The chief causes of the crisis are the collapse of the Soviet Union and the economic blockade by the United States. To deal with the new situation, Cuba's leaders realised, it was necessary to involve as many people as possible in a real discussion of strengths and weaknesses.

Some 3.5 million Cubans out of a population of 10.8 million participated in 80,000 assemblies around the congress discussion. Overwhelmingly these were non-party members.

In her introduction, Reed focusses on some of the main issues which arose in the discussion and at the congress:

  • Democracy and People's Power government: A frank discussion disclosed a widespread feeling that local delegates to municipal assemblies have no real authority or credibility. Since they are volunteers and there are many other demands on their time, their work often didn't get done. The National Assembly was seen as passive, prone to unanimous and uninformed decisions.
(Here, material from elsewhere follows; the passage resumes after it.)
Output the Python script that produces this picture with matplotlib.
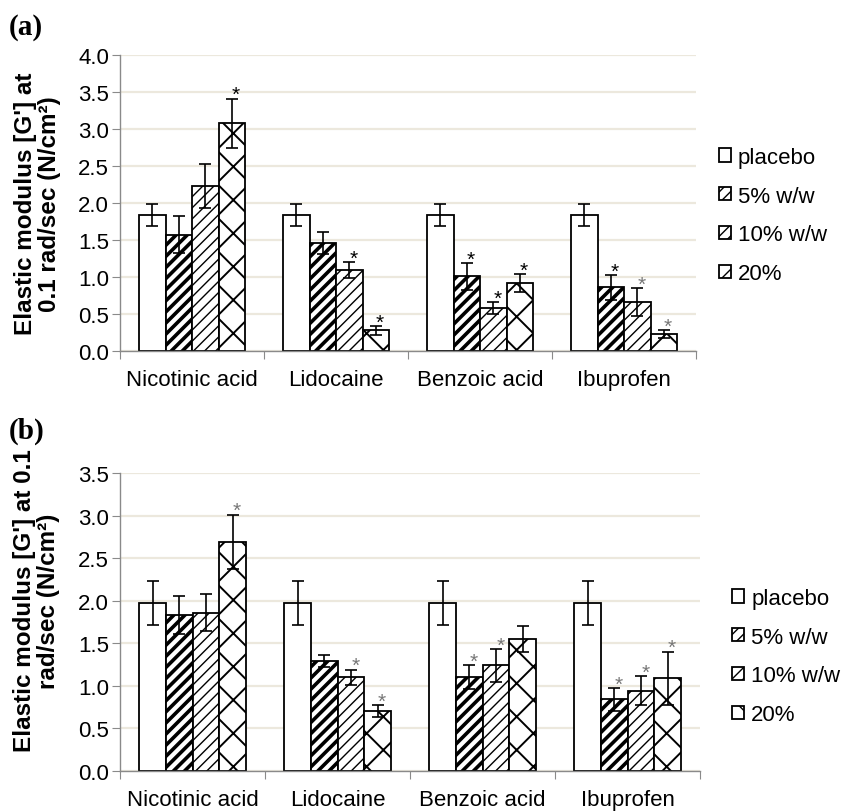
import matplotlib
matplotlib.use('Agg')
import matplotlib.pyplot as plt
import numpy as np

plt.rcParams['font.family'] = ['Liberation Sans', 'DejaVu Sans']

drugs = ['Nicotinic acid', 'Lidocaine', 'Benzoic acid', 'Ibuprofen']
groups = ['placebo', '5% w/w', '10% w/w', '20%']

# panel (a)
a_placebo = [1.84, 1.84, 1.84, 1.84]
a_5 = [1.57, 1.46, 1.01, 0.86]
a_10 = [2.23, 1.09, 0.58, 0.66]
a_20 = [3.08, 0.28, 0.92, 0.23]
a_placebo_err = [0.15, 0.15, 0.15, 0.15]
a_5_err = [0.25, 0.15, 0.18, 0.17]
a_10_err = [0.30, 0.11, 0.08, 0.19]
a_20_err = [0.33, 0.06, 0.12, 0.05]
a_sig = [[0, 0, 0, 0], [0, 0, 1, 1], [0, 1, 1, 1], [1, 1, 1, 1]]

# panel (b)
b_placebo = [1.97, 1.97, 1.97, 1.97]
b_5 = [1.83, 1.29, 1.10, 0.84]
b_10 = [1.86, 1.10, 1.24, 0.94]
b_20 = [2.69, 0.70, 1.55, 1.09]
b_placebo_err = [0.26, 0.26, 0.26, 0.26]
b_5_err = [0.22, 0.07, 0.14, 0.13]
b_10_err = [0.22, 0.09, 0.19, 0.17]
b_20_err = [0.32, 0.07, 0.15, 0.31]
b_sig = [[0, 0, 0, 0], [0, 0, 1, 1], [0, 1, 1, 1], [1, 1, 0, 1]]

hatches = ['', '///', '///', 'x']
hatch_lw = [1.0, 2.6, 1.0, 1.4]
bar_w = 0.184
grid_col = '#ECE8DD'
spine_col = '#8a8a8a'


def panel(ax, vals, errs, sig, ymax, star_gray):
	x = np.arange(len(drugs))
	for k in range(4):
		pos = x + (k - 1.5) * bar_w
		with plt.rc_context({'hatch.linewidth': hatch_lw[k]}):
			bars = ax.bar(pos, vals[k], bar_w, color='white', edgecolor='black',
				linewidth=1.3, hatch=hatches[k], label=groups[k], zorder=2)
		for b in bars:
			if hasattr(b, 'set_hatch_linewidth'):
				b.set_hatch_linewidth(hatch_lw[k])
		ax.errorbar(pos, vals[k], yerr=errs[k], fmt='none', ecolor='black',
			elinewidth=1.2, capsize=4, capthick=1.2, zorder=3)
		for i in range(len(drugs)):
			if sig[k][i]:
				col = '#777777' if (k, i) in star_gray else 'black'
				ax.annotate('*', (pos[i] + 0.03, vals[k][i] + errs[k][i]),
					xytext=(0, -4), textcoords='offset points', ha='center',
					va='bottom', fontsize=15, color=col, zorder=4)
	ax.set_xlim(-0.5, 3.5)
	ax.set_ylim(0, ymax)
	ax.set_yticks(np.arange(0, ymax + 0.01, 0.5))
	ax.set_yticklabels(['%.1f' % v for v in np.arange(0, ymax + 0.01, 0.5)])
	ax.set_xticks(np.arange(-0.5, 3.6, 1))
	ax.set_xticklabels([])
	ax.set_xticks(x, minor=True)
	ax.set_xticklabels(drugs, minor=True, fontsize=16)
	ax.tick_params(axis='x', which='minor', length=0, pad=13)
	ax.tick_params(axis='x', which='major', length=6, color=spine_col)
	ax.tick_params(axis='y', length=6, color=spine_col, labelsize=16, pad=2)
	ax.yaxis.grid(True, color=grid_col, linewidth=1.6, zorder=0)
	ax.set_axisbelow(True)
	for s in ['top', 'right']:
		ax.spines[s].set_visible(False)
	for s in ['left', 'bottom']:
		ax.spines[s].set_color(spine_col)
		ax.spines[s].set_linewidth(1.0)


fig = plt.figure(figsize=(8.41, 8.12), dpi=100)

ax1 = fig.add_axes([0.1427, 0.5665, 0.685, 0.3645])
panel(ax1, [a_placebo, a_5, a_10, a_20], [a_placebo_err, a_5_err, a_10_err, a_20_err],
	a_sig, 4.0, [(2, 3), (3, 3)])
ax1.set_ylabel("Elastic modulus [G'] at\n0.1 rad/sec (N/cm²)", fontsize=17.5,
	fontweight='bold', linespacing=1.05)
ax1.yaxis.set_label_coords(-0.103, 0.5)
ax1.legend(loc='center left', bbox_to_anchor=(1.04, 0.458), frameon=False, fontsize=16,
	handlelength=0.55, handleheight=0.55, handletextpad=0.3, labelspacing=0.8,
	borderpad=0, borderaxespad=0)

ax2 = fig.add_axes([0.1427, 0.0493, 0.690, 0.367])
panel(ax2, [b_placebo, b_5, b_10, b_20], [b_placebo_err, b_5_err, b_10_err, b_20_err],
	b_sig, 3.5, [(1, 1), (1, 2), (1, 3), (2, 1), (2, 2), (2, 3), (3, 0), (3, 1), (3, 3)])
ax2.set_ylabel("Elastic modulus [G'] at 0.1\nrad/sec (N/cm²)", fontsize=17.5,
	fontweight='bold', linespacing=1.05)
ax2.yaxis.set_label_coords(-0.103, 0.574)
ax2.legend(loc='center left', bbox_to_anchor=(1.055, 0.384), frameon=False, fontsize=16,
	handlelength=0.55, handleheight=0.55, handletextpad=0.3, labelspacing=0.8,
	borderpad=0, borderaxespad=0)

fig.text(0.01, 0.983, '(a)', fontsize=21, fontweight='bold', va='top',
	family=['Liberation Serif', 'DejaVu Serif'])
fig.text(0.01, 0.486, '(b)', fontsize=21, fontweight='bold', va='top',
	family=['Liberation Serif', 'DejaVu Serif'])

fig.savefig('out.png', dpi=100)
The congress therefore decided on direct elections for the National Assembly and to focus on ways of making sure that the work of the deputies is fulfilled despite outside commitments.

  • Mass organisations. Feedback indicated that many viewed the Federation of Cuban Women as irrelevant to the needs of most women who work or study.

  • The Party. Concern focussed on co-workers having more say in proposing candidates for party membership, and an end to slates of candidates and to bureaucracy. Religious believers will no longer be barred from party membership.

  • The economy. There were calls to end paternalistic labour laws which protect laziness, to tie wages to productivity and to give local enterprises more autonomy.

An anonymous poll carried out during the debates before the congress found 84% of those questioned believed socialism could resolve Cuba's problems on the economic, political, social and labour fronts. At the other end of the scale, one person in 20,000 supported a return to the market economy while one in 10,000 advocated a multiparty political system.

The book also provides detail on the renewal of leadership in the party. Some 56% of the new central committee is new, as is over half of the Political Bureau.

Island in the storm is a must for those who are not just observers of the events in Cuba but also favour defence of the revolution as a priority for the socialist movement in this country.